Llegué al interrogatorio muerta en vida, muda, cansada y con hambre, y de esas sensaciones fue que derivé las que, en efecto, en aquel momento y quizá siempre, eran o habían sido mis fortalezas. «Soy tenaz y perseverante», dije; «no me quito fácilmente», añadí. «Además, creo que tengo facilidad para acercarme a la gente joven». El inquisidor, un poco sonrojado, -decepcionado tal vez-, tomó nota, aunque con poca convicción. Yo tampoco estaba convencida. Saber cuándo cerrar la boca o cuándo retirarme, en aquel momento pudo haber sido fortaleza mayor.
Me preguntaron también si yo consideraba que el personaje sobre el que me interrogaban, y para el que se supone que yo servía, tenía algún impacto en la sociedad, o sea si era materia de ejemplo. Me hubiese gustado responder que como no tenía hijos, no me afanaba demasiado en ser ejemplo de nada. Sin embargo, respondí que a pesar de no creerme ejemplo de nada sí tuve referentes, modelos que admiraba y me inspiraban, y que, en la medida de lo posible, hubiese deseado emular. «Esos personajes, desde el escenario en el que actuaban, definitivamente podían ser agentes de cambio», añadí. Esa fue, más o menos, otra de mis respuestas, escueta y contraproducente o desacertada como todas las demás, porque con una mayor disposición que la mía para mostrar los «talentos», lo lógico hubiese sido aprovechar la oportunidad para dejar establecido que, sin duda, no sólo éramos un modelo para seguir, sino que también teníamos la convicción de que lo éramos. Supongo que esa certidumbre la tomarían como un tipo de garantía. Así es como se convierte una en lo que los otros quieren que una sea. Pero hay días en los que por más que queremos algo, no conseguimos estar a la altura de nuestros deseos, como si nos faltara voluntad para demostrar cuánto es que lo queremos. Es entonces cuando como casi por accidente, dejamos pasar de largo la ocasión de evidenciar todo lo buenas que éramos para el papel que nos ofrecían.

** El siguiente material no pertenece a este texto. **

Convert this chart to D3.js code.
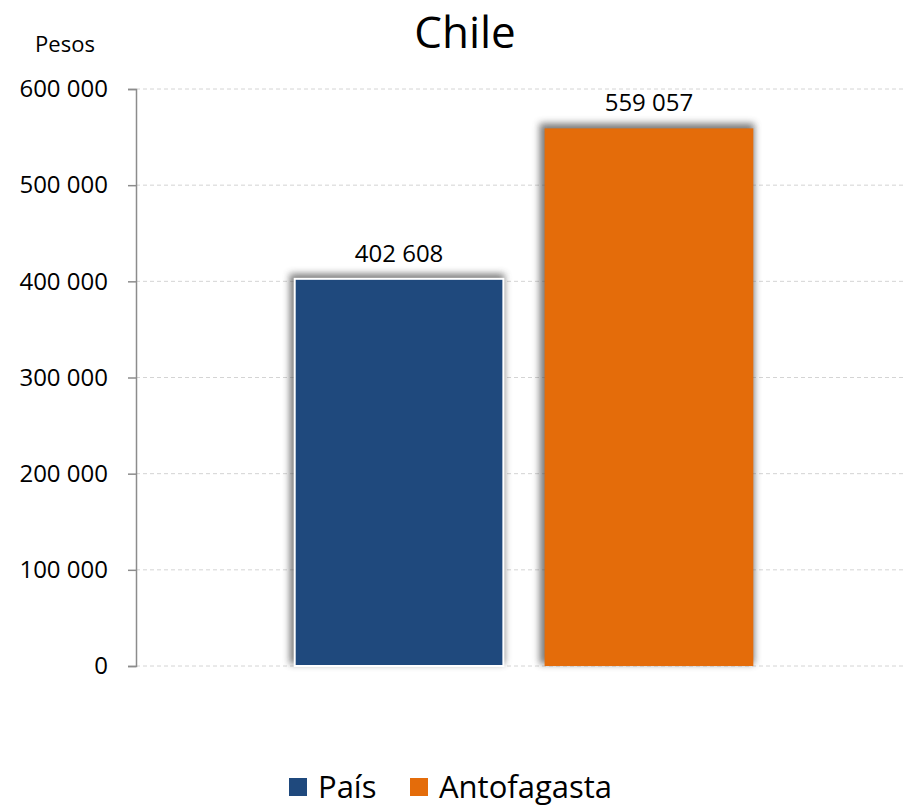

Ya para la tercera pregunta todo se sentía perdido. Con cada respuesta me convencía más de que hubiese sido mejor no comparecer a la cita. «Pero vamos, un día malo lo tiene cualquiera», decía para mis adentros y mirando a la lontananza como si no tuviese a cuatro fiscales delante de mí, escrutándome, y como si ya no valiera la pena ni siquiera mantener el eye contact como un mínimo intento por mostrar, si acaso, algo de seguridad, credibilidad o control. Pensé en las personas que admiraba y a las que sentía deberles parte de lo bueno que hay en mí como ser humano y también como profesional. Pensé que si me vieran en esos momentos estarían defraudados. Luego recordé que una de esas mismas personas a las que admiro tanto, fue la que, en otro momento de frustración, para que no fuera tan dura conmigo misma, me dijo eso de que un mal día lo tenía cualquiera. Parece poco, pero uno toma las cosas según de quien vengan. Todas las personas que admiro son maestros que han sabido ofrecerles a sus estudiantes no únicamente grandes lecciones académicas, sino también palabras de ánimo, consejos, advertencias que han hecho la diferencia en el devenir de sus vidas. Gracias a sus saberes hemos aprendido a valorar el talento y el trabajo de otros, así como hemos afinado y sofisticado nuestros propios saberes. No son santos ni santas, ni héroes ni heroínas. Son hombres y mujeres cuya valiosa labor va quedando opacada por la desgracia de que la educación se haya convertido en un negocio y que ello conlleve el que la mejor maestra ya no sea con la que más aprendes, sino con la que apruebas el curso por el que pagaste, aunque no hayas puesto el pie en el salón ni una sola vez. El mejor maestro, según esto, será el que te de las lecturas más cortas o los «exámenes de bolitas», y la mejor clase de literatura será aquella en la que no tengas que leer.
Llegado el momento final, el decisivo momento del simulacro, yo, como se habrán fijado ustedes, ya me había olvidado del porqué estaba allí. Confundí el comité con otro en el que me había presentado con mayor éxito hacía unos meses, y ahora divagaba, como quien chochea, acerca del ensayar. Cuando decidí ponerle fin a mi miseria y abandonar lo que ya estaba perdido, uno de los inquisidores hizo la última pregunta. Ya no recuerdo cuál fue, tampoco recuerdo si escribía esto para dar un consejo o para burlarme de mí. De todas formas, lo que no debemos olvidar es que un mal día lo tiene cualquiera.